When Elon Musk launched the Department of Government Efficiency (DOGE) with promises to slash $2 trillion from the federal budget, it was heralded as a revolutionary moment in American governance. Instead, it may have delivered one of the most expensive failures in recent Washington history.

The numbers tell a surprising story. Despite months of chaotic reorganization, mass firings, and viral social media posts claiming billions in savings, US Treasury data reveals that federal spending actually increased in 2025. Total outlays reached $7.01 trillion, a 4% jump from the previous year’s $6.75 trillion. The efficiency drive, it turns out, wasn’t very efficient at all.

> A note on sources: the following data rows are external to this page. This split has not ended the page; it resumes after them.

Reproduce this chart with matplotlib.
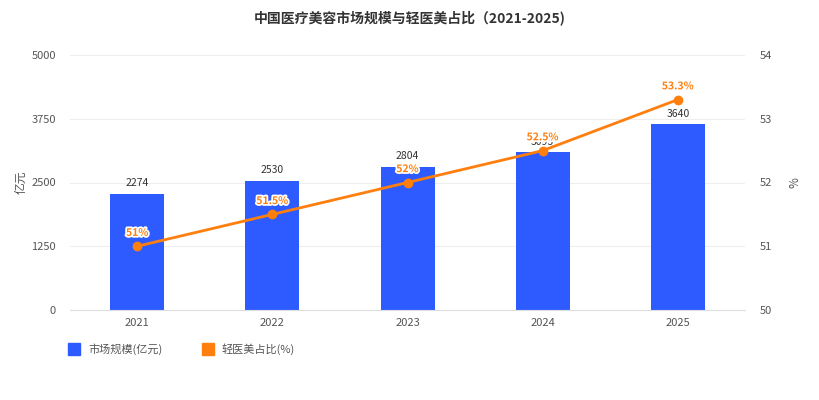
import numpy as np
import matplotlib.pyplot as plt
import matplotlib.patheffects as pe
from matplotlib.lines import Line2D

plt.rcParams['font.family'] = ['Noto Sans CJK SC', 'DejaVu Sans']

years = ["2021", "2022", "2023", "2024", "2025"]
market = [2274, 2530, 2804, 3093, 3640]
light_share = [51, 51.5, 52, 52.5, 53.3]
share_labels = ["51%", "51.5%", "52%", "52.5%", "53.3%"]

blue = "#2e5bff"
orange = "#ff7f0e"
txt = "#555555"

fig = plt.figure(figsize=(8.2, 4), dpi=100)
ax = fig.add_axes([0.085, 0.225, 0.824, 0.6375])
ax2 = ax.twinx()

x = np.arange(len(years))
ax.bar(x, market, width=0.4, color=blue, zorder=2)
for xi, v in zip(x, market):
    ax.annotate(str(v), (xi, v), xytext=(0, 4), textcoords="offset points",
                ha="center", va="bottom", fontsize=7.5, color="#333333", zorder=3)

ax.set_ylim(0, 5000)
ax.set_yticks([0, 1250, 2500, 3750, 5000])
ax.set_xlim(-0.5, len(years) - 0.5)
ax.set_xticks(x)
ax.set_xticklabels(years)
ax.grid(axis="y", color="#eeeeee", linewidth=0.8, zorder=0)
ax.set_axisbelow(True)
ax.set_ylabel("亿元", color=txt, fontsize=8.5)
ax.yaxis.set_label_coords(-0.062, 0.5)

ax2.plot(x, light_share, color=orange, linewidth=2, marker="o", markersize=6, zorder=5)
for xi, v, lab in zip(x, light_share, share_labels):
    ax2.annotate(lab, (xi, v), xytext=(0, 6), textcoords="offset points",
                 ha="center", va="bottom", fontsize=7.5, color=orange, fontweight="bold",
                 path_effects=[pe.withStroke(linewidth=2.5, foreground="white")], zorder=6)
ax2.set_ylim(50, 54)
ax2.set_yticks([50, 51, 52, 53, 54])
ax2.set_ylabel("%", color=txt, fontsize=8.5, labelpad=12)

for a in (ax, ax2):
    for s in a.spines.values():
        s.set_visible(False)
    a.tick_params(length=0, labelsize=8, colors=txt, pad=10)
ax.spines["bottom"].set_visible(True)
ax.spines["bottom"].set_color("#dddddd")
ax.tick_params(axis="x", pad=6)

fig.text(0.5, 0.955, "中国医疗美容市场规模与轻医美占比（2021-2025)", ha="center", va="center",
         fontsize=10, fontweight="bold", color="#333333")

handles = [
    Line2D([], [], marker="s", linestyle="none", markersize=9, color=blue),
    Line2D([], [], marker="s", linestyle="none", markersize=9, color=orange),
]
fig.legend(handles, ["市场规模(亿元)", "轻医美占比(%)"], loc="center left",
           bbox_to_anchor=(0.065, 0.127), ncol=2, frameon=False, fontsize=8,
           handletextpad=0.3, columnspacing=3.0, labelcolor=txt)

fig.savefig("out.png", dpi=100)
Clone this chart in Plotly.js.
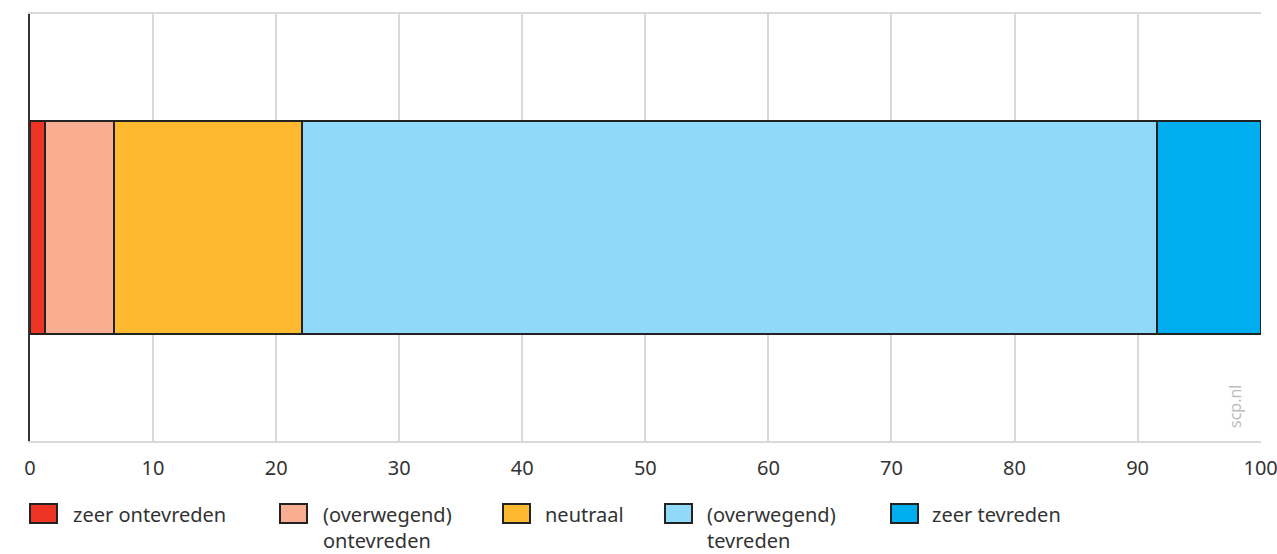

The problem wasn’t just that DOGE failed to cut spending, it actively cost money. According to CBS Money Watch, citing estimates from the Partnership for Public Service, DOGE’s disruptions may have cost taxpayers roughly $135 billion. This figure accounts for paid leave for suspended workers, the expense of rehiring wrongfully terminated staff, and lost productivity across federal agencies.

Much of DOGE’s claimed success was built on accounting sleight of hand. Investigations revealed that the department was counting “ceiling values” (i.e. the maximum theoretical spending on contract) rather than actual expenditures. One egregious example involved claiming $2.9 billion in savings from canceling a migrant children’s shelter contract. The facility had been empty for a year, with only a small retainer being paid. The real savings? Just 4% of the headline figure.

Perhaps most counterproductive was DOGE’s assault on the IRS. In pushing to fire tax enforcement officers to save on salaries, the department eliminated the very people responsible for collecting revenue. The result: a projected $64 billion loss in tax revenue over the next decade. The Economist reported that the IRS cafeteria in Austin had to store mountains of unprocessed paper tax returns because the staff needed to digitize them had been let go.

The operational chaos extended far beyond the IRS. DOGE recruited a 19-year-old technologist who had reportedly been fired from a cybersecurity internship for leaking secrets. Leadership at major agencies churned monthly. The gutting of USAID, based partly on a viral but false claim about sending condoms to Hamas (Musk had confused Gaza Strip with Gaza province in Mozambique), may have cost the US immeasurably in soft power and global influence.

By May 2025, the project had imploded. The relationship between Trump and Musk deteriorated into a public feud, culminating in Musk’s deleted tweet accusing Trump of appearing in the Epstein files. By November, when Reuters contacted the Office of Personnel Management about DOGE’s status, the response was brutally simple: “That doesn’t exist.”

Musk himself seemed to acknowledge the failure. When asked on Katie Miller’s podcast if he would do it again, he replied, “I don’t think so,” adding he would have “basically worked on my companies” instead. Meanwhile, the national debt continues to grow, with interest payments approaching $1 trillion annually, dead money that serves only to compound past mistakes.

The ultimate irony? A mechanism to recover government waste already exists and actually works. The False Claims Act, dating to the Civil War, allows whistleblowers to sue fraudsters and keep a portion of recovered funds. Last year, it quietly recovered hundreds of millions. No memes required.